For the father, his initial reaction was bad. He wasn't with me through my pregnancy and was in denial basically. 3 weeks after our son was born, we gave it another shot. Here we are, 6 years later, married and baby #2 on the way. I am one happy momma


----------



## Blue_star

Jemma0717 said:


> It's been a challenge but I wouldn't change it for the world. I really don't know what it would be like to NOT be a parent at 17 years old. My son has pushed me to go to college (university) and keep pushing for my goals. For me, it really has been an amazing experience. You live and learn!
> 
> For the father, his initial reaction was bad. He wasn't with me through my pregnancy and was in denial basically. 3 weeks after our son was born, we gave it another shot. Here we are, 6 years later, married and baby #2 on the way. I am one happy momma

Well i'm glad to hear things ended up better for you.. Mine was very nice and supportive when he found out he is 20 going on 21 I just turned 22. He came over bought me groceries we talked alot about it and he told me how he would always love his baby. This week he's hardly even talking to me:cry:


----------



## Jemma0717

Blue_star said:


> Jemma0717 said:
> 
> 
> It's been a challenge but I wouldn't change it for the world. I really don't know what it would be like to NOT be a parent at 17 years old. My son has pushed me to go to college (university) and keep pushing for my goals. For me, it really has been an amazing experience. You live and learn!
> 
> For the father, his initial reaction was bad. He wasn't with me through my pregnancy and was in denial basically. 3 weeks after our son was born, we gave it another shot. Here we are, 6 years later, married and baby #2 on the way. I am one happy momma
> 
> Well i'm glad to hear things ended up better for you.. Mine was very nice and supportive when he found out he is 20 going on 21 I just turned 22. He came over bought me groceries we talked alot about it and he told me how he would always love his baby. This week he's hardly even talking to me:cry:Click to expand...

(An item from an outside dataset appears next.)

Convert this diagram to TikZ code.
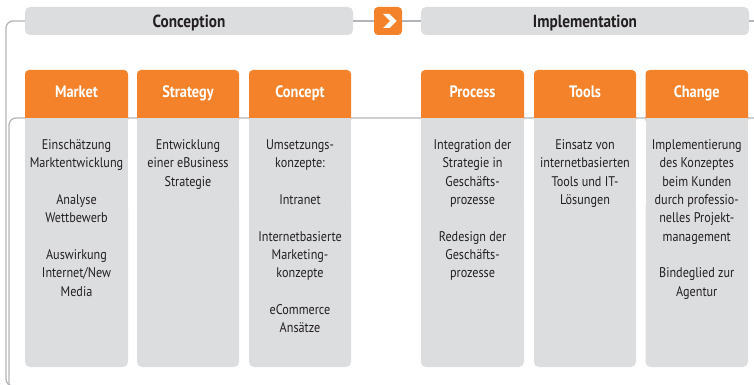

I am sorry you are going through this, I remember the pain to be honest. It was hard for me. Do you want a man like that in your life though? Some want nothing to do with the child and it sounds like maybe he wants to be which is awesome. Sometimes we have to step back, put aside our selfish thoughts of (I just want him!) and let him be there for the child if that makes sense? If DH and I are arguing, I always try and keep our child out of it and don't put him in the middle because it's never his fault.

How do you feel about it? Are you willing to let him be there for the baby even if he doesn't necessarily want you? I know how hard that is hun, I really do :hugs:


----------



## Blue_star

Jemma0717 said:


> Blue_star said:
> 
> 
> 
> 
> 
> Jemma0717 said:
> 
> 
> It's been a challenge but I wouldn't change it for the world. I really don't know what it would be like to NOT be a parent at 17 years old. My son has pushed me to go to college (university) and keep pushing for my goals. For me, it really has been an amazing experience. You live and learn!
> 
> For the father, his initial reaction was bad. He wasn't with me through my pregnancy and was in denial basically. 3 weeks after our son was born, we gave it another shot. Here we are, 6 years later, married and baby #2 on the way. I am one happy momma
> 
> Well i'm glad to hear things ended up better for you.. Mine was very nice and supportive when he found out he is 20 going on 21 I just turned 22. He came over bought me groceries we talked alot about it and he told me how he would always love his baby. This week he's hardly even talking to me:cry:Click to expand...
> 
> I am sorry you are going through this, I remember the pain to be honest. It was hard for me. Do you want a man like that in your life though? Some want nothing to do with the child and it sounds like maybe he wants to be which is awesome. Sometimes we have to step back, put aside our selfish thoughts of (I just want him!) and let him be there for the child if that makes sense? If DH and I are arguing, I always try and keep our child out of it and don't put him in the middle because it's never his fault.
> 
> How do you feel about it? Are you willing to let him be there for the baby even if he doesn't necessarily want you? I know how hard that is hun, I really do :hugs:Click to expand...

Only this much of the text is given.